1. Evidently from the medieval library of St. Julian's, Tours: the smaller of the two scripts accompanying the music closely compares to that of BnF. lat.9434, a Missal made in St.Gatian's, Tours in the eleventh century (E.K. Rand, Survey of the Manuscripts of Tours, 1929, no.201). St. Julian appears prominently in capitals in the Litany, with a note indicating that his recitation is to be repeated (fol.85r), and prayers for the feast of the discovery of his head are found on fol.129v. The house was founded and dedicated to St. Maurice in 578, sacked by the Vikings in the ninth century, and rebuilt by Archbishop Théotolon (held office 932-945) and his sister Gersinde under Cluniac ideals. It was suppressed during the secularisation and in 1845 the town bought the abbey church. As noted in the previous lot, the libraries of Tours fell into disarray by the eighteenth century and were poorly kept, and the antiquary Bréquigny records that when he visited the town in the early eighteenth century he witnessed cartloads of manuscripts being dumped into the Loire on account of their damage by mildew. This may well explain the loss of a number of gatherings from this volume.

2. Seen by Abbé Jules Bonhomme, chaplain of Fort de l'Est, Paris in 1879: inscription on fol.1r; sale at Hôtel Drouot, 19 May 1976, lot 6.

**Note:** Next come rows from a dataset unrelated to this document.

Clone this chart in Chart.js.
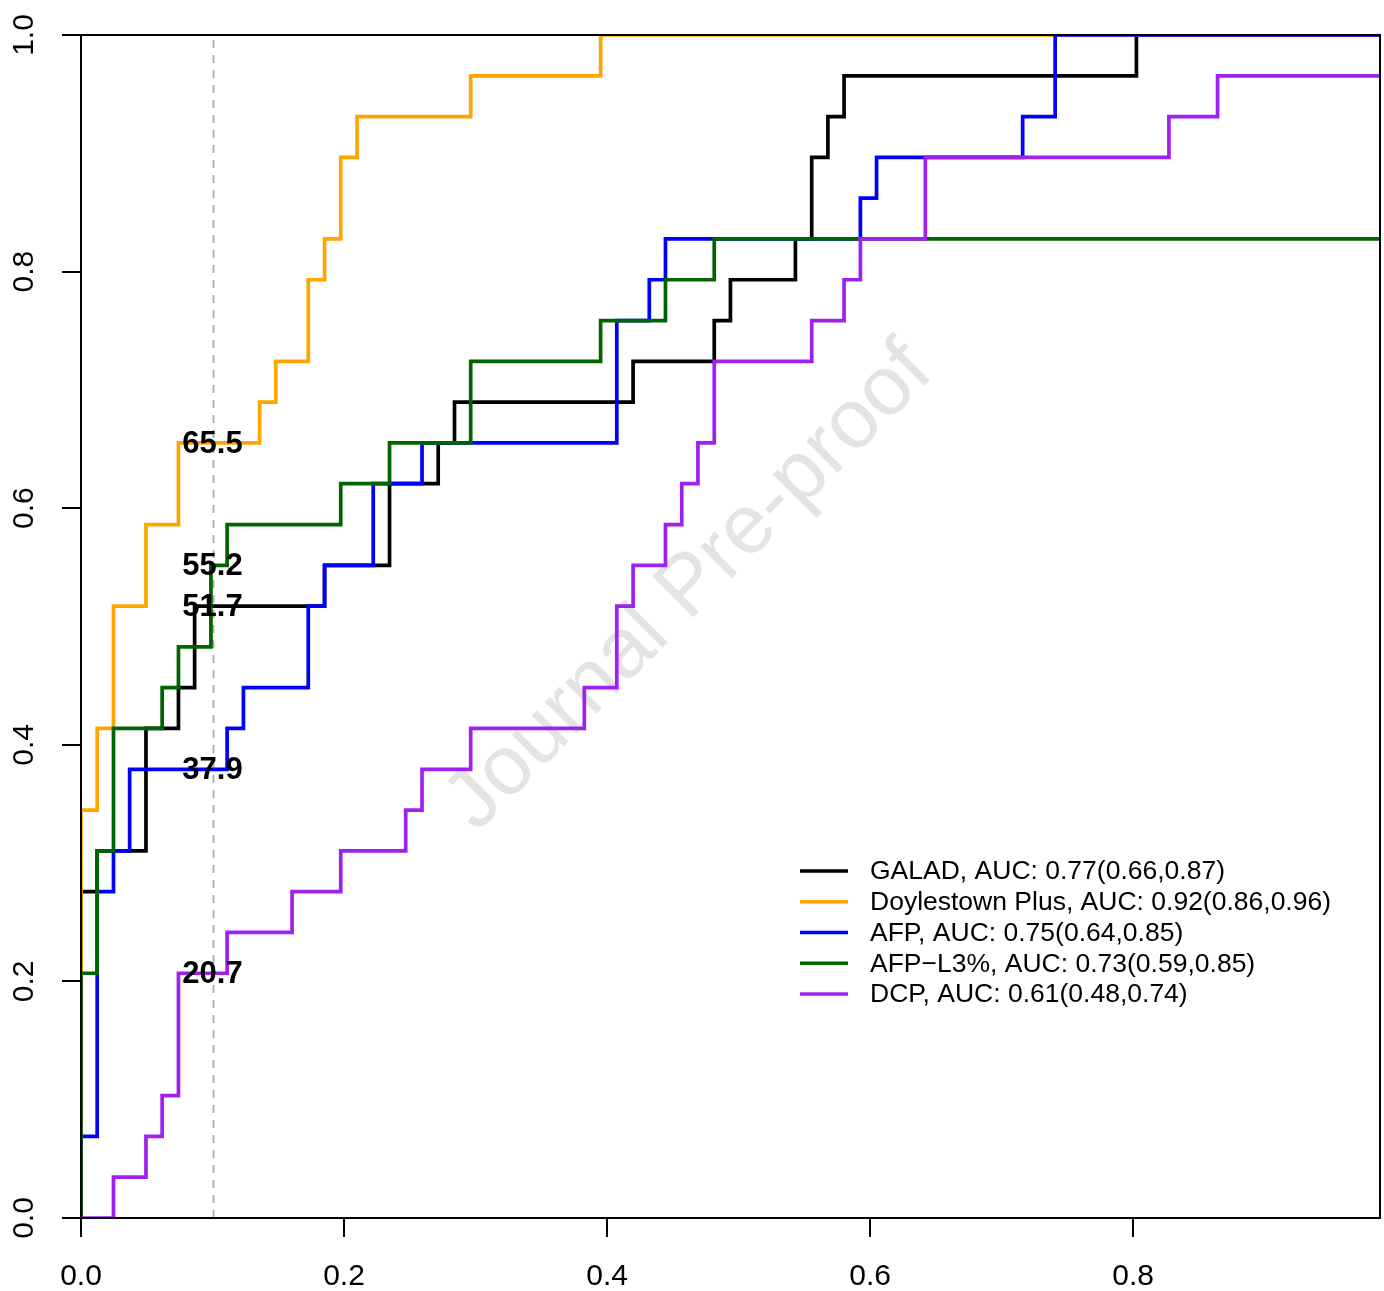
<!DOCTYPE html>
<html>
<head>
<meta charset="utf-8">
<script src="https://cdn.jsdelivr.net/npm/chart.js@4.4.0/dist/chart.umd.min.js"></script>
<style>
  html, body { margin: 0; padding: 0; background: #fff; }
  #rocChart { display: block; }
</style>
</head>
<body>
<canvas id="rocChart" width="1384" height="1291"></canvas>
<script>
// ROC curves, points are the corners reached after each rise (1 - specificity, sensitivity)
var seriesNames = ["GALAD", "Doylestown Plus", "AFP", "AFP\u2212L3%", "DCP"];
var seriesColors = ["#000000", "#FFA500", "#0000FF", "#006400", "#A020F0"];
var aucText = ["0.77(0.66,0.87)", "0.92(0.86,0.96)", "0.75(0.64,0.85)", "0.73(0.59,0.85)", "0.61(0.48,0.74)"];

var galadFpr = [0, 0, 0.0123, 0.0494, 0.0741, 0.0864, 0.1852, 0.2346, 0.2716, 0.2840, 0.4198, 0.4815, 0.4938, 0.5432, 0.5556, 0.5679, 0.5802, 0.8025, 0.9877];
var galadTpr = [0, 0.2759, 0.3103, 0.4138, 0.4483, 0.5172, 0.5517, 0.6207, 0.6552, 0.6897, 0.7241, 0.7586, 0.7931, 0.8276, 0.8966, 0.9310, 0.9655, 1, 1];

var doylFpr = [0, 0, 0.0123, 0.0247, 0.0494, 0.0741, 0.1358, 0.1481, 0.1728, 0.1852, 0.1975, 0.2099, 0.2963, 0.3951, 0.9877];
var doylTpr = [0, 0.3448, 0.4138, 0.5172, 0.5862, 0.6552, 0.6897, 0.7241, 0.7931, 0.8276, 0.8966, 0.9310, 0.9655, 1, 1];

var afpFpr = [0, 0, 0.0123, 0.0247, 0.0370, 0.1111, 0.1235, 0.1728, 0.1852, 0.2222, 0.2593, 0.4074, 0.4321, 0.4444, 0.5926, 0.6049, 0.7160, 0.7407, 0.9877];
var afpTpr = [0, 0.0690, 0.2759, 0.3103, 0.3793, 0.4138, 0.4483, 0.5172, 0.5517, 0.6207, 0.6552, 0.7586, 0.7931, 0.8276, 0.8621, 0.8966, 0.9310, 1, 1];

var afpl3Fpr = [0, 0, 0.0123, 0.0247, 0.0617, 0.0741, 0.0988, 0.1111, 0.1975, 0.2346, 0.2963, 0.3951, 0.4444, 0.4815, 0.9877];
var afpl3Tpr = [0, 0.2069, 0.3103, 0.4138, 0.4483, 0.4828, 0.5517, 0.5862, 0.6207, 0.6552, 0.7241, 0.7586, 0.7931, 0.8276, 0.8276];

var dcpFpr = [0, 0.0247, 0.0494, 0.0617, 0.0741, 0.1111, 0.1605, 0.1975, 0.2469, 0.2593, 0.2963, 0.3827, 0.4074, 0.4198, 0.4444, 0.4568, 0.4691, 0.4815, 0.5556, 0.5802, 0.5926, 0.6420, 0.8272, 0.8642, 0.9877];
var dcpTpr = [0, 0.0345, 0.0690, 0.1034, 0.2069, 0.2414, 0.2759, 0.3103, 0.3448, 0.3793, 0.4138, 0.4483, 0.5172, 0.5517, 0.5862, 0.6207, 0.6552, 0.7241, 0.7586, 0.7931, 0.8276, 0.8966, 0.9310, 0.9655, 0.9655];

// sensitivity (%) at the 10% false positive cut-off, same order as seriesNames
var cutoffFpr = 0.1;
var cutoffSens = ["51.7", "65.5", "37.9", "55.2", "20.7"];

var xTicks = [0, 0.2, 0.4, 0.6, 0.8];
var yTicks = [0, 0.2, 0.4, 0.6, 0.8, 1.0];
var xMax = 0.9877;

var FONT = "'Liberation Sans', Arial, Helvetica, sans-serif";

var allFpr = [galadFpr, doylFpr, afpFpr, afpl3Fpr, dcpFpr];
var allTpr = [galadTpr, doylTpr, afpTpr, afpl3Tpr, dcpTpr];

var datasets = seriesNames.map(function(name, i) {
    return {
        label: name,
        data: allFpr[i].map(function(x, j) { return { x: x, y: allTpr[i][j] }; }),
        showLine: true,
        stepped: 'before',
        borderColor: seriesColors[i],
        backgroundColor: seriesColors[i],
        borderWidth: 3.7,
        pointRadius: 0,
        fill: false,
        order: seriesNames.length - i   // later series painted on top, like R
    };
});

var rocDecor = {
    id: 'rocDecor',
    beforeDatasetsDraw: function(chart) {
        var ctx = chart.ctx, xs = chart.scales.x, ys = chart.scales.y, a = chart.chartArea;
        // watermark
        ctx.save();
        ctx.translate(xs.getPixelForValue(0.463), ys.getPixelForValue(0.533));
        ctx.rotate(-Math.PI / 4);
        ctx.fillStyle = "#E4E4E4";
        ctx.font = "84px " + FONT;
        ctx.textAlign = "center";
        ctx.textBaseline = "middle";
        ctx.fillText("Journal Pre-proof", 0, 0);
        ctx.restore();
        // cut-off line
        ctx.save();
        ctx.strokeStyle = "#AAAAAA";
        ctx.lineWidth = 1.8;
        ctx.setLineDash([8, 7]);
        var px = Math.round(xs.getPixelForValue(cutoffFpr)) + 0.5;
        ctx.beginPath();
        ctx.moveTo(px, a.bottom);
        ctx.lineTo(px, a.top);
        ctx.stroke();
        ctx.restore();
    },
    afterDatasetsDraw: function(chart) {
        var ctx = chart.ctx, xs = chart.scales.x, ys = chart.scales.y, a = chart.chartArea;
        ctx.save();
        ctx.fillStyle = "#000";
        ctx.font = "bold 31px " + FONT;
        ctx.textAlign = "center";
        ctx.textBaseline = "middle";
        cutoffSens.forEach(function(s) {
            ctx.fillText(s, xs.getPixelForValue(cutoffFpr), ys.getPixelForValue(parseFloat(s) / 100) + 1);
        });
        ctx.restore();

        // legend
        ctx.save();
        ctx.font = "26.5px " + FONT;
        ctx.textAlign = "left";
        ctx.textBaseline = "middle";
        seriesNames.forEach(function(name, i) {
            var y = 871 + i * 30.75;
            ctx.strokeStyle = seriesColors[i];
            ctx.lineWidth = 3.7;
            ctx.beginPath();
            ctx.moveTo(800, y);
            ctx.lineTo(848, y);
            ctx.stroke();
            ctx.fillStyle = "#000";
            ctx.fillText(name + ", AUC: " + aucText[i], 870, y + 1);
        });
        ctx.restore();
    },
    afterDraw: function(chart) {
        var ctx = chart.ctx, ys = chart.scales.y, a = chart.chartArea;
        // box
        ctx.save();
        ctx.strokeStyle = "#000";
        ctx.lineWidth = 2;
        ctx.strokeRect(Math.round(a.left), Math.round(a.top), Math.round(a.right - a.left), Math.round(a.bottom - a.top));
        ctx.restore();
        // rotated y labels
        ctx.save();
        ctx.fillStyle = "#000";
        ctx.font = "30px " + FONT;
        ctx.textAlign = "center";
        ctx.textBaseline = "middle";
        yTicks.forEach(function(v) {
            ctx.save();
            ctx.translate(25, ys.getPixelForValue(v));
            ctx.rotate(-Math.PI / 2);
            ctx.fillText(v.toFixed(1), 0, 0);
            ctx.restore();
        });
        ctx.restore();
    }
};

var rocChart = new Chart(document.getElementById("rocChart").getContext("2d"), {
    type: 'scatter',
    data: { datasets: datasets },
    options: {
        responsive: false,
        animation: false,
        devicePixelRatio: 1,
        layout: { padding: { top: 35, right: 4, left: 0, bottom: 0 } },
        plugins: {
            legend: { display: false },
            tooltip: { enabled: false }
        },
        scales: {
            x: {
                type: 'linear',
                min: 0,
                max: xMax,
                afterBuildTicks: function(scale) {
                    scale.ticks = xTicks.map(function(v) { return { value: v }; });
                },
                afterFit: function(scale) { scale.height = 73; },
                grid: { display: true, drawOnChartArea: false, drawTicks: true, tickLength: 19, color: "#000", lineWidth: 2 },
                border: { display: true, color: "#000", width: 2 },
                ticks: {
                    color: "#000",
                    font: { size: 30, family: FONT },
                    padding: 22,
                    autoSkip: false,
                    maxRotation: 0,
                    callback: function(v) { return Number(v).toFixed(1); }
                }
            },
            y: {
                type: 'linear',
                min: 0,
                max: 1,
                afterBuildTicks: function(scale) {
                    scale.ticks = yTicks.map(function(v) { return { value: v }; });
                },
                afterFit: function(scale) { scale.width = 81; },
                grid: { display: true, drawOnChartArea: false, drawTicks: true, tickLength: 19, color: "#000", lineWidth: 2 },
                border: { display: true, color: "#000", width: 2 },
                ticks: { display: false }
            }
        }
    },
    plugins: [rocDecor]
});
</script>
</body>
</html>
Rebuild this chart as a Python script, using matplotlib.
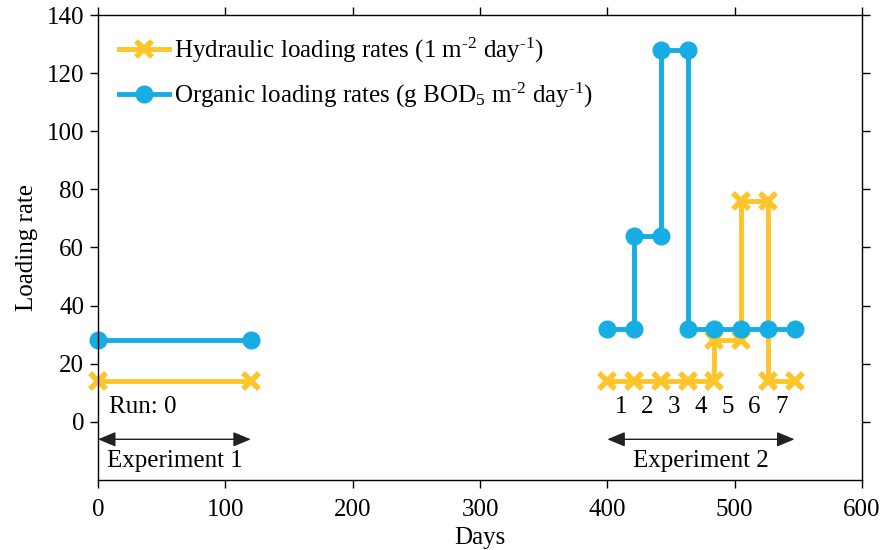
import matplotlib
matplotlib.use("Agg")
import matplotlib.pyplot as plt

plt.rcParams['font.family'] = ['Liberation Serif', 'DejaVu Serif']
plt.rcParams['mathtext.fontset'] = 'custom'
plt.rcParams['mathtext.rm'] = 'Liberation Serif'
plt.rcParams['mathtext.it'] = 'Liberation Serif:italic'

# Experiment 1 (run 0)
exp1_days = [0, 120]
exp1_hydraulic = [14, 14]
exp1_organic = [28, 28]

# Experiment 2 (runs 1-7), step profile
exp2_hyd_days = [400, 421, 442, 463, 484, 484, 505, 505, 526, 526, 547]
exp2_hydraulic = [14, 14, 14, 14, 14, 28, 28, 76, 76, 14, 14]
exp2_org_days = [400, 421, 421, 442, 442, 463, 463, 484, 505, 526, 547]
exp2_organic = [32, 32, 64, 64, 128, 128, 32, 32, 32, 32, 32]

run_labels = ['1', '2', '3', '4', '5', '6', '7']
run_starts = [400, 421, 442, 463, 484, 505, 526]
run_length = 21

yellow = '#FDC52A'
blue = '#15ADE3'
FS = 18

fig = plt.figure(figsize=(8.87, 5.5), dpi=100)
ax = fig.add_axes([0.1105, 0.1273, 0.8613, 0.8454])

lw = 3.5
xkw = dict(color=yellow, lw=lw, marker='x', ms=12, mew=4)
okw = dict(color=blue, lw=lw, marker='o', ms=12)
ax.plot(exp1_days, exp1_hydraulic, **xkw,
        label='Hydraulic loading rates (1 m$^{\\text{-2}}$ day$^{\\text{-1}}$)', clip_on=False)
ax.plot(exp1_days, exp1_organic, **okw,
        label='Organic loading rates (g BOD$_{\\text{5}}$ m$^{\\text{-2}}$ day$^{\\text{-1}}$)', clip_on=False)
ax.plot(exp2_hyd_days, exp2_hydraulic, **xkw)
ax.plot(exp2_org_days, exp2_organic, **okw)

ax.set_xlim(0, 600)
ax.set_ylim(-20, 140)
ax.set_xticks(range(0, 601, 100))
ax.set_yticks(range(0, 141, 20))
ax.tick_params(direction='out', labelsize=FS, length=6, width=1,
               top=True, right=True, pad=4)
ax.tick_params(axis='x', pad=8)
for s in ax.spines.values():
    s.set_linewidth(1.0)

ax.set_xlabel('Days', fontsize=FS, labelpad=4)
ax.set_ylabel('Loading rate', fontsize=FS, labelpad=6)

# annotations
ax.text(9, 5, 'Run: 0', fontsize=FS, ha='left', va='center')
for lab, st in zip(run_labels, run_starts):
    ax.text(st + run_length / 2, 5, lab, fontsize=FS, ha='center', va='center')

arrow_kw = dict(arrowstyle='<|-|>,head_length=0.6,head_width=0.25', color='#222222',
                lw=1.0, mutation_scale=18, shrinkA=0, shrinkB=0)
ax.annotate('', xy=(0, -6), xytext=(120, -6), arrowprops=arrow_kw, annotation_clip=False)
ax.annotate('', xy=(400, -6), xytext=(547, -6), arrowprops=arrow_kw)
ax.text(60, -13.5, 'Experiment 1', fontsize=FS, ha='center', va='center')
ax.text(473.5, -13.5, 'Experiment 2', fontsize=FS, ha='center', va='center')

leg = ax.legend(loc='upper left', fontsize=FS, frameon=False, handlelength=2.0,
                handletextpad=0.2, borderaxespad=0.45, labelspacing=0.62)

fig.savefig('out.png', dpi=100)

3. Bergendal MS.46; bought by Joseph Pope from Kraus in August 1983: Bergendal catalogue no.46; Stoneman, 'Guide', pp.184-85; Pope, 'The Library', p.159; J. Pope, 'Missale Romanum', Fellowship of Catholic Scholars Newsletter 17, September 1994, pp.27-31, reprinted in Homiletic and Pastoral Review, March 1995, pp.30-31 and 48-52.

Catalogue Note

text

"MS 46 is a Missal for Tours which can be dated on script as c.1025. It is thus one of the earliest Missals, if not the very earliest Missal, extant, as we know the term" (Pope, 'The Library', p.6). It is a large and elegant Romanesque plenary Missal, combining the prayers from the Sacramentary, Lectionary and the Gradual, to which a Calendar has been added in the fifteenth century. The Temporal is from the first Sunday in Advent (fol.1r) to the twenty-second week after Pentecost, followed by masses for the sick and for nuptials (fol.120r); and the Sanctoral, from the feast of St. Stephen, 26 December (fol.122r) to that of St. Augustine, 28 August. The volume ends with masses for the dead, the priests and the people (fol.154r). 

illumination

The striking line-drawings within the initials on fol.81rv are by a skilled and accomplished draughtsman, and are exceedingly early Continental examples of the art. While line-drawing was widely practised in Anglo-Saxon England, it only sporadically appeared in Continental scriptoria in the tenth and eleventh centuries, and these have usually been interpreted as evidence of direct English contact (see M. Holcomb, Pen and Parchment, Drawing in the Middle Ages, 2009, nos.16-20). Parallels to the figure of the tonsured saint with his gaze straight at the reader, detailed features and heavy, solid drapery are to be found in the Exultet roll, produced in Montecassino c.1060 (now Vatican, Lat.3784: illustrated in Pen and Parchment, fig.13), and in Ingelard's Miscellany, made in Paris in the mid eleventh century (now BnF ms.lat.12117: illustrated Pen and Parchment, p.84).